The straight skinny is, and get this, Donald Trump is the Chosen One. And if shy from the Chosen One, then a figment of imagination birthed in the fevered brain of a delusional nut case will reach down from on high and smite you mightily. This, as I for certainly the thousandth time, mock the Chosen One, never to experience a bolt from the blue, yea, never a flicker.

And I  find that amusing.

Bad Joke of the Week

One of a continuing series

Mother of Jesus, please come back.

Suzie was all alone. It was two months since her dear Herbie had passed away, and she just couldn’t seem to move on.

“Listen here, Suzie,” said her good friend Barbara, “maybe you should go see a psychic. One of my friends did it after her husband died, and it made her feel so much better knowing that her dearest was happy.”

So that’s how, on the next Tuesday, Suzie found herself in a dim room with a crystal ball and a psychic talking in a calm voice.

“Is he here?” Suzie asked.

“Yes, I sense him,” was the reply.

“Can you ask him if he’s happy?” Suzie constantly asked.”

“He’s putting his hand to his mouth like he wants to smoke,” said the psychic.

“Oh, of course,” said Suzie, “he needs a cigar. Herbie can never last more than a few hours without a cigar. I guess they don’t have cigars up there. Did he say where he is or how I could get one for him?” questioned Suzie urgently.

“Hmm,” said the psychic. “I can’t seem to get that question across to him. But then again,” said the psychic after a brief pause, “he didn’t say anything about needing a lighter.”

Friday Funny

One of a series

The above photo was posed for me by a professional actor, who signed a release to allow me to use the image. But it illustrates this week’s case of the funny criminal:

Burglar leaves cellphone at scene, authorities say

August 1, 2014|By Tonya Alanez, Sun Sentinel

Forgetfulness landed a burglar behind bars, police say.

After Wayne Wade, 46, broke into a Hollywood home, he left his cellphone on the victim’s bed, they say.

When Wade called to retrieve it, a police officer on scene heard it ringing and answered. Wade told the cop his name and said he needed his phone back, according to a police report a judge read from in court.

Fingerprint evidence from the phone has tied Wade to five other burglaries, Broward County Judge John “Jay” Hurley said.

Funny for us. Not so much so for Wayne. Check back next Friday for more.

Bad Joke of the Week

One of a continuing series

Mother of Jesus, please come back.

The lineage is finally revealed. Many people are at a loss for a response when someone says, “You don’t know Jack Schitt.” Now you can intellectually handle the situation.

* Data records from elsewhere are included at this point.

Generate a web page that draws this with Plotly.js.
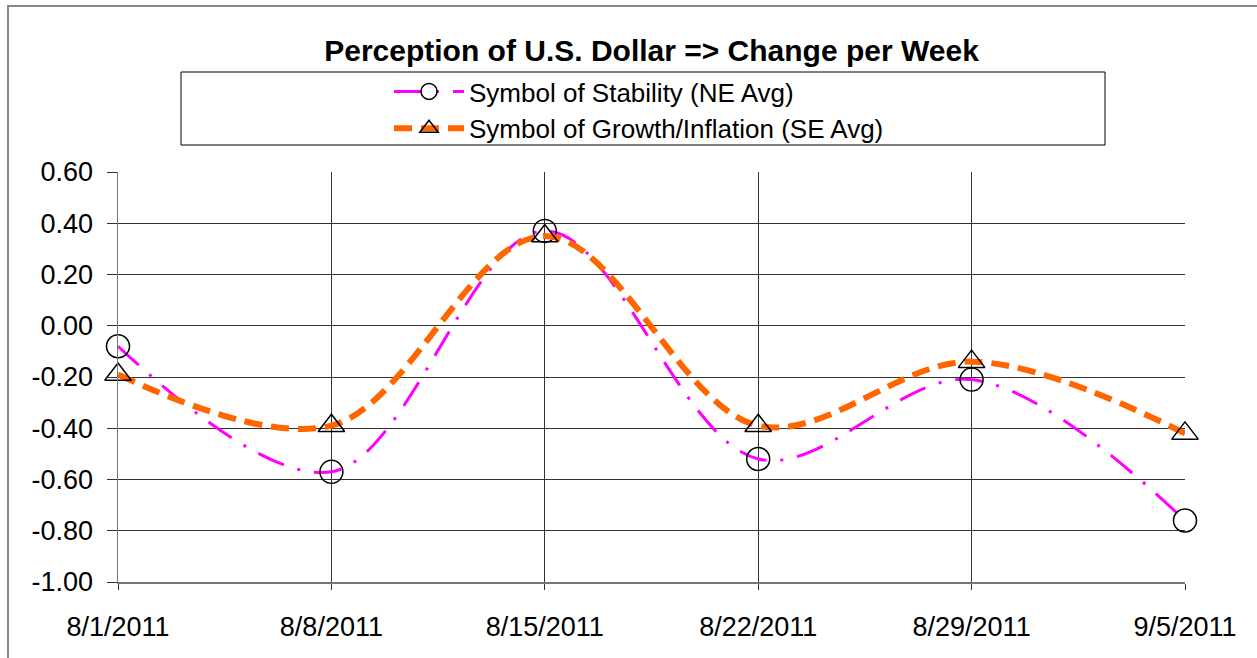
<!DOCTYPE html>
<html>
<head>
<meta charset="utf-8">
<script src="https://cdn.plot.ly/plotly-3.0.1.min.js"></script>
<style>html,body{margin:0;padding:0;background:#fff;}#chart{width:1257px;height:658px;}</style>
</head>
<body>
<div id="chart"></div>
<script>
const dates = ['2011-08-01','2011-08-08','2011-08-15','2011-08-22','2011-08-29','2011-09-05'];
const tickLabels = ['8/1/2011','8/8/2011','8/15/2011','8/22/2011','8/29/2011','9/5/2011'];
const yTickVals = [-1, -0.8, -0.6, -0.4, -0.2, 0, 0.2, 0.4, 0.6];
const yTickLabels = ['-1.00','-0.80','-0.60','-0.40','-0.20','0.00','0.20','0.40','0.60'];
const stability = [-0.08, -0.57, 0.37, -0.52, -0.21, -0.76];
const growth = [-0.19, -0.39, 0.35, -0.39, -0.14, -0.42];
const seriesNames = ['Symbol of Stability (NE Avg)', 'Symbol of Growth/Inflation (SE Avg)'];

const font = 'Liberation Sans, Arial, sans-serif';
const traces = [
  {x: dates, y: stability, name: seriesNames[0], type: 'scatter', mode: 'lines+markers', cliponaxis: false,
   line: {color: '#FF00FF', width: 3, dash: '28px,14px,3px,14px', shape: 'spline', smoothing: 1},
   marker: {symbol: 'circle-open', size: 23, color: '#000', line: {width: 1.5, color: '#000'}}},
  {x: dates, y: growth, name: seriesNames[1], type: 'scatter', mode: 'lines+markers', cliponaxis: false,
   line: {color: '#FF6600', width: 6, dash: '18px,9px', shape: 'spline', smoothing: 1},
   marker: {symbol: 'triangle-up-open', size: 23, color: '#000', line: {width: 1.5, color: '#000'}}}
];

const layout = {
  width: 1257, height: 658,
  margin: {l: 118, r: 72, t: 172, b: 76},
  paper_bgcolor: '#fff', plot_bgcolor: '#fff',
  font: {family: font, color: '#000'},
  title: {text: '<b>Perception of U.S. Dollar => Change per Week</b>', font: {family: font, size: 30, color: '#000'},
          x: 0.5, xref: 'paper', xanchor: 'center', y: 1 - 50/658, yref: 'container', yanchor: 'middle'},
  xaxis: {type: 'date', range: [dates[0], dates[dates.length-1]], tickvals: dates, ticktext: tickLabels,
          showgrid: true, gridcolor: '#333', gridwidth: 1, showline: true, linecolor: '#777', linewidth: 1.5,
          ticks: 'outside', ticklen: 6, tickcolor: '#333', ticklabelstandoff: 14,
          tickfont: {family: font, size: 27, color: '#000'}, zeroline: false, fixedrange: true},
  yaxis: {range: [-1.0, 0.6], tickvals: yTickVals, ticktext: yTickLabels,
          showgrid: true, gridcolor: '#333', gridwidth: 1, showline: true, linecolor: '#777', linewidth: 1.5,
          ticks: 'outside', ticklen: 10, tickcolor: '#333', ticklabelstandoff: 8,
          tickfont: {family: font, size: 27, color: '#000'}, zeroline: false, fixedrange: true},
  showlegend: true,
  legend: {x: (389-118)/1067, xanchor: 'left', y: (582-68)/410, yanchor: 'top', bgcolor: 'rgba(0,0,0,0)',
           font: {family: font, size: 26, color: '#000'}, itemwidth: 70, tracegroupgap: 0},
  shapes: [
    {type: 'rect', xref: 'paper', yref: 'paper', x0: (181-118)/1067, x1: (1105-118)/1067,
     y0: (582-145)/410, y1: (582-72)/410, line: {color: '#000', width: 1}, fillcolor: 'rgba(0,0,0,0)'},
    {type: 'rect', xref: 'paper', yref: 'paper', x0: (8-118)/1067, x1: (1262-118)/1067,
     y0: (582-662)/410, y1: (582-6)/410, line: {color: '#888', width: 2}, fillcolor: 'rgba(0,0,0,0)'}
  ]
};
Plotly.newPlot('chart', traces, layout, {displayModeBar: false, staticPlot: true});
</script>
</body>
</html>
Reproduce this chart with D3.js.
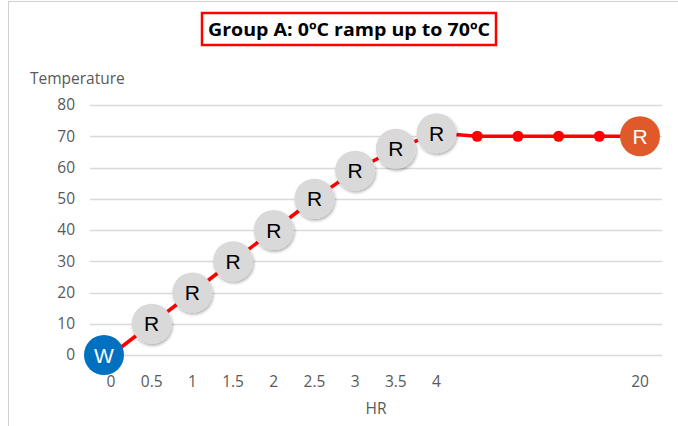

Jack is the son of Awe Schitt and O. Schitt. Awe Schitt, the fertilizer magnate, married O. Schitt, the owner of Needeep N. Schitt, Inc. They had one son, Jack. In turn Jack schitt married Noe Schitt, the deeply religious couple produced six children: Holie Schitt, Fulla Schitt, Giva Schitt, Bull Schitt, and the twins: Deap Schitt and Dip Schitt. Against her parents’ objections, Deap Schitt married Dumb Schitt, a high school dropout.

However, after being married 15 years, Jack and Noe Schitt divorced. Noe Schitt later remarried to Ted Sherlock, and, because her kids were living with them, she wanted to keep her previous name.

She was then known as Noe Schitt-Sherlock. Meanwhile, Dip Schitt married Loda Schitt, and they produced a son of nervous disposition, Chicken  Schitt. Two other of the 6 children, Fulla Schitt and Giva Schitt, were inseperable throughout childhood and subsequently married the Happens brothers in a dual ceremony.

The wedding announcement in the newspaper announced the Schitt-Happens wedding. The Schitt-Happens children were Dawg, Byrd, and Hoarse. Bull Schitt, the prodigal son, left home to  tour the world. He recently returned from Italy with his new Italian bride, Pisa Schitt.

So now when someone says, “You don’t know Jack Schitt,” you can correct them.

Friday Funny

One of a series

Wow! Have I been  doing this for an entire year? This is Friday Funny number 52,  and it’s another stupid crook funny:

A Drug Dealer Tells a Customer He’s “Too Smart” to Get Caught . . . and the Customer Is an Undercover Cop

There’s nothing as perfect as an idiot criminal who THINKS he’s a genius criminal . . . and that’s EXACTLY what we’ve got here. 45-year-old Adalberto Ramiro-diaz of Port St. Lucie, Florida has been running a pretty massive drug dealing operation out of his house. At one point recently, a customer was over at his house looking at his massive stash of drugs and guns, and asked him how he’d never been caught.  And Adalberto told him he was TOO SMART to get caught. But the customer he told that to was . . . an undercover cop. The cops arrested him last week on a ton of drug and weapons charges.  They also found a fake FBI badge in his house during their search.

When they’re not dangerous, stupid crooks can be funny. Try not to be funny like Adalberto. He was too funny.